Toutes choses scintillant

Publié le 19 septembre 2011 par Lorraine De Chezlo
de Véronique Ovaldé
Roman - 170 pages
Editions L'Ampoule - août 2002
Editions poche J'ai Lu - août 2005
Au pôle, sur les terres du Nunavuk, il est une île, Koukdjuak. Nikko y est née, et parmi les enfants de sa génération, elle est la seule survivante d'un mal propagé par l'usine de traitement de déchets, fermée depuis. La Nodamycine a pris possession de son corps, la rend malade, mais elle tient bon malgré tout. Malgré les dysfonctionnements, malgré l'alcoolisme de son père (comme de quasiment tous les hommes du coin, désoeuvrés, ne chassant plus, violents) qu'elle pense intimement ne pas être son père. Un jour un homme débarque, un journaliste qui souhaite enquêter sur cette pollution et attaquer semble-t-il les propriétaires de l'usine. Mais les témoignages se font rares. Un autre jour, l'usine rouvre et se remet à fonctionner grâce à cette armée d'hommes blancs qui débarque du continent et d'au-delà. Nikko n'a bientôt plus qu'un rêve, quitte Koukdjuak, quitter ce lac, ce tombeau scintillant, quitter cette pollution ravageuse et ces hommes qui se meurent.
C'est beau je trouve d'écrire en prenant place sur des terres si éloignées, si différentes qu'elles constituent un ailleurs d'emblée romanesque.
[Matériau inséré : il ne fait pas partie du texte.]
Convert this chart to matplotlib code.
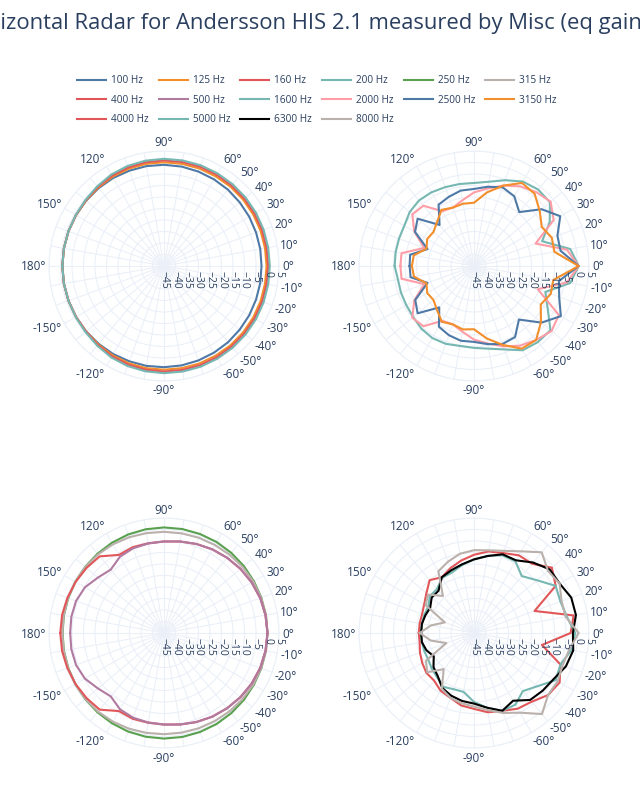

Avec des descriptions lunaires, des sensations mystérieuses, une ambiance inquiétante et parfois apaisée, les premières pages de Toutes choses scintillant peuvent dérouter. Et puis le monologue de Nikko nous raccroche à la vie, sur cette terre devenue presque stérile. Enfant, jeune fille puis femme, on la suit à travers ses questions, sa croissance, l'évolution de son environnement (famille, amant, mari, fils). Elle nous donne tantôt de l'espoir et tantôt de l'effroi.
Extrait : 
"Après ça mon père disparut. Il partit vers les plaines. Nous l'avons attendu. Nous l'avons attendu en espérant très fort qu'il ne reviendrait pas - oh oui qu'une louve le dévore ou l'emporte dans sa tanière, qu'elle en file un peu à ses petiots puis congèle le reste afin d'en avoir jusqu'au printemps."

L'écriture de Véronique Ovaldé que je découvre ici, ce sont des mots qui résonnent, qui scintillent, des mots comme autant de perles qui font des chapitres de véritables bijoux. En 170 pages seulement, j'ai la sensation d'avoir voyagé très loin, assez longtemps, d'avoir savouré de nombreuses phrases, d'avoir ressenti le froid du lac gelé qui éblouit. J'en suis revenue ravie.